The original mural was a fresco – a painting on a stone wall and plaster. Some parts had chipped away, marred by awkward attempts at smoothening out the pockmarks. The newer mural was painted on a wooden (molave) panel, which by now had deeply-grooved cracks and gaping holes, especially at the lower periphery.
Directly facing the San Cristobal murals was a singularly majestic mural titled Langit, Lupa at Impierno (Heaven, Earth and Hell). Its sheer scope and exquisitely elaborate artistry rendered it a significant piece of colonial art by a Filipino artist. Like the other murals, it towered at 5 meters tall. It was a dense and detailed three-tiered painting. The lowest tier, hell, was at eye level, serving up its Dante’s Inferno images directly at the viewer. This was punishment at its most explicit, care of the Catholic colonizers. I imagined its dramatic impact on the indios who were not strangers to macabre mysteries of folk beliefs. Despite its darkened colors, the writhing figures and shadowy strokes still packed a wallop. The serene and sublime depictions of earth and heaven were higher up, almost beyond the viewers’ gaze.
I had to step back to the opposite end of the pew aisle to behold it in its full glory. Alas, concrete blocks were stockpiled on that side; a scaffolding frame was erected right in front of Langit, Lupa at Impierno. The choir loft was under renovation at that time. The faded painting was further exposed to sawdust and what-not floating in the air. And what if the scaffolding toppled on it?
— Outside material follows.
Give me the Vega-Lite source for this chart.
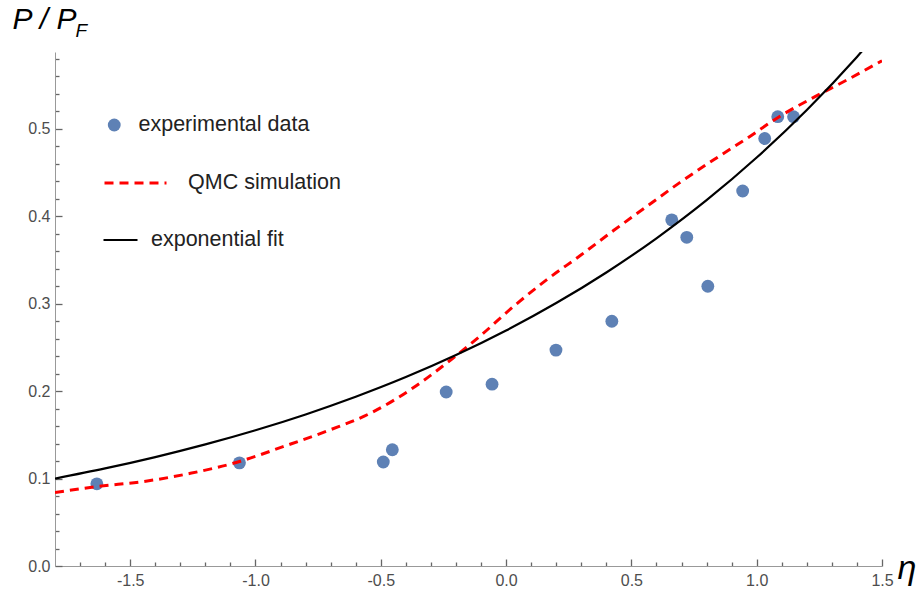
{
  "$schema": "https://vega.github.io/schema/vega-lite/v6.json",
  "width": 827,
  "height": 514,
  "autosize": {"type": "none"},
  "padding": {"left": 55, "top": 52, "right": 37, "bottom": 28},
  "background": "white",
  "config": {
    "view": {"stroke": null, "fill": null},
    "font": "Liberation Sans",
    "axis": {
      "domainColor": "#999999",
      "tickColor": "#666666",
      "tickWidth": 1.3,
      "labelColor": "#4d4d4d",
      "labelFont": "Liberation Sans",
      "labelFontSize": 16,
      "grid": false,
      "titleFont": "Liberation Sans",
      "titleFontStyle": "italic",
      "titleFontWeight": "normal",
      "titleColor": "#000000",
      "labelOverlap": false,
      "labelFlush": false,
      "zindex": 1
    },
    "legend": {
      "orient": "none",
      "title": null,
      "padding": 0,
      "labelFontSize": 21.5,
      "labelColor": "#222222",
      "labelFont": "Liberation Sans",
      "labelLimit": 400,
      "clipHeight": 20
    }
  },
  "datasets": {
    "experimental": [
      {"eta": -1.633, "p": 0.094},
      {"eta": -1.064, "p": 0.118},
      {"eta": -0.49, "p": 0.119},
      {"eta": -0.454, "p": 0.133},
      {"eta": -0.239, "p": 0.199},
      {"eta": -0.056, "p": 0.208},
      {"eta": 0.199, "p": 0.247},
      {"eta": 0.422, "p": 0.28},
      {"eta": 0.661, "p": 0.396},
      {"eta": 0.721, "p": 0.376},
      {"eta": 0.805, "p": 0.32},
      {"eta": 0.944, "p": 0.429},
      {"eta": 1.032, "p": 0.489},
      {"eta": 1.084, "p": 0.514},
      {"eta": 1.147, "p": 0.514}
    ],
    "qmc": [
      {"eta": -1.8, "p": 0.084},
      {"eta": -1.63, "p": 0.091},
      {"eta": -1.45, "p": 0.0965},
      {"eta": -1.26, "p": 0.106},
      {"eta": -1.07, "p": 0.119},
      {"eta": -0.89, "p": 0.1365},
      {"eta": -0.7, "p": 0.156},
      {"eta": -0.54, "p": 0.175},
      {"eta": -0.44, "p": 0.191},
      {"eta": -0.36, "p": 0.206},
      {"eta": -0.22, "p": 0.236},
      {"eta": -0.1, "p": 0.264},
      {"eta": 0.03, "p": 0.297},
      {"eta": 0.16, "p": 0.327},
      {"eta": 0.3, "p": 0.356},
      {"eta": 0.43, "p": 0.384},
      {"eta": 0.56, "p": 0.411},
      {"eta": 0.69, "p": 0.438},
      {"eta": 0.83, "p": 0.465},
      {"eta": 0.96, "p": 0.489},
      {"eta": 1.09, "p": 0.514},
      {"eta": 1.22, "p": 0.535},
      {"eta": 1.36, "p": 0.556},
      {"eta": 1.5, "p": 0.578}
    ],
    "fit": [
      {"eta": -1.8, "p": 0.1},
      {"eta": -1.6, "p": 0.1116},
      {"eta": -1.4, "p": 0.1246},
      {"eta": -1.2, "p": 0.1391},
      {"eta": -1.0, "p": 0.1553},
      {"eta": -0.8, "p": 0.1734},
      {"eta": -0.6, "p": 0.1936},
      {"eta": -0.4, "p": 0.2161},
      {"eta": -0.2, "p": 0.2413},
      {"eta": 0.0, "p": 0.2694},
      {"eta": 0.2, "p": 0.3008},
      {"eta": 0.4, "p": 0.3358},
      {"eta": 0.6, "p": 0.3749},
      {"eta": 0.8, "p": 0.4185},
      {"eta": 1.0, "p": 0.4673},
      {"eta": 1.2, "p": 0.5217},
      {"eta": 1.4, "p": 0.5824},
      {"eta": 1.5, "p": 0.6154}
    ]
  },
  "resolve": {"scale": {"x": "independent", "y": "independent"}},
  "layer": [
    {
      "data": {"name": "experimental"},
      "mark": {"type": "point", "filled": true, "size": 165, "opacity": 1, "color": "#5E81B5"},
      "encoding": {
        "x": {
          "field": "eta",
          "type": "quantitative",
          "scale": {"domain": [-1.8, 1.5], "nice": false, "zero": false},
          "axis": {
            "orient": "bottom",
            "values": [-1.5, -1.0, -0.5, 0, 0.5, 1.0, 1.5],
            "labelExpr": "replace(format(datum.value, '.1f'), '\u2212', '-')",
            "offset": -7,
            "ticks": true,
            "tickSize": 7,
            "domain": false,
            "labelPadding": 6,
            "title": "η",
            "titleX": 842,
            "titleY": 19,
            "titleAlign": "left",
            "titleBaseline": "alphabetic",
            "titleFontSize": 34,
            "titleAngle": 0
          }
        },
        "y": {
          "field": "p",
          "type": "quantitative",
          "scale": {"domain": [0, 0.588], "nice": false},
          "axis": {
            "orient": "left",
            "values": [0, 0.1, 0.2, 0.3, 0.4, 0.5],
            "format": ".1f",
            "offset": -7,
            "ticks": true,
            "tickSize": 7,
            "domain": false,
            "labelPadding": 5,
            "title": "P / P",
            "titleAngle": 0,
            "titleX": -50,
            "titleY": -24,
            "titleAlign": "left",
            "titleBaseline": "alphabetic",
            "titleFontSize": 30
          }
        },
        "shape": {
          "datum": "experimental data",
          "type": "nominal",
          "scale": {"range": ["circle"]},
          "legend": {
            "legendX": 48.5,
            "legendY": 63,
            "symbolType": "circle",
            "symbolSize": 165,
            "symbolFillColor": "#5E81B5",
            "symbolStrokeWidth": 0,
            "labelOffset": 13.5
          }
        }
      }
    },
    {
      "data": {"name": "qmc"},
      "mark": {"type": "line", "strokeWidth": 3, "color": "#FF0000", "interpolate": "monotone", "clip": true},
      "encoding": {
        "x": {
          "field": "eta",
          "type": "quantitative",
          "scale": {"domain": [-1.8, 1.5], "nice": false, "zero": false},
          "axis": {
            "orient": "bottom",
            "values": [-1.7, -1.6, -1.4, -1.3, -1.2, -1.1, -0.9, -0.8, -0.7, -0.6, -0.4, -0.3, -0.2, -0.1, 0.1, 0.2, 0.3, 0.4, 0.6, 0.7, 0.8, 0.9, 1.1, 1.2, 1.3, 1.4],
            "labels": false,
            "domain": false,
            "offset": -4,
            "ticks": true,
            "tickSize": 4,
            "title": null
          }
        },
        "y": {
          "field": "p",
          "type": "quantitative",
          "scale": {"domain": [0, 0.588], "nice": false},
          "axis": {
            "orient": "left",
            "values": [0.02, 0.04, 0.06, 0.08, 0.12, 0.14, 0.16, 0.18, 0.22, 0.24, 0.26, 0.28, 0.32, 0.34, 0.36, 0.38, 0.42, 0.44, 0.46, 0.48, 0.52, 0.54, 0.56, 0.58],
            "title": "F",
            "domain": false,
            "labels": false,
            "offset": -4,
            "ticks": true,
            "tickSize": 4,
            "titleAngle": 0,
            "titleX": 16,
            "titleY": -16,
            "titleAlign": "left",
            "titleBaseline": "alphabetic",
            "titleFontSize": 19
          }
        },
        "strokeDash": {
          "datum": "QMC simulation",
          "type": "nominal",
          "scale": {"range": [[9, 6]]},
          "legend": {
            "legendX": 48,
            "legendY": 121,
            "symbolType": "stroke",
            "symbolSize": 3844,
            "symbolStrokeColor": "#FF0000",
            "symbolStrokeWidth": 3,
            "labelOffset": 20
          }
        }
      }
    },
    {
      "data": {"name": "fit"},
      "mark": {"type": "line", "strokeWidth": 2.2, "color": "#000000", "interpolate": "monotone", "clip": true},
      "encoding": {
        "x": {
          "field": "eta",
          "type": "quantitative",
          "scale": {"domain": [-1.8, 1.5], "nice": false, "zero": false},
          "axis": {"orient": "bottom", "ticks": false, "labels": false, "domain": true, "title": null}
        },
        "y": {
          "field": "p",
          "type": "quantitative",
          "scale": {"domain": [0, 0.588], "nice": false},
          "axis": {"orient": "left", "ticks": false, "labels": false, "domain": true, "title": null}
        },
        "opacity": {
          "datum": "exponential fit",
          "type": "nominal",
          "scale": {"range": [1]},
          "legend": {
            "legendX": 47,
            "legendY": 178,
            "symbolType": "stroke",
            "symbolSize": 1156,
            "symbolStrokeColor": "#000000",
            "symbolStrokeWidth": 2.2,
            "labelOffset": 12
          }
        }
      }
    }
  ]
}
It pained me to see magnificent art in such a state of damage and neglect. Expert restoration and vigilant care might still recapture its lost splendor. I could not fathom how these masterpieces had been left to rot without informed intervention for so long. I thought it was almost cavalier for a town steeped in the arts to allow time, the elements, and indifference to take their toll on the shining glory of their heritage. But who was I to pass judgment and assign blame? I was there only for a day. Ultimately, it would be the people of Paete who would bear this “pain in painting” every day.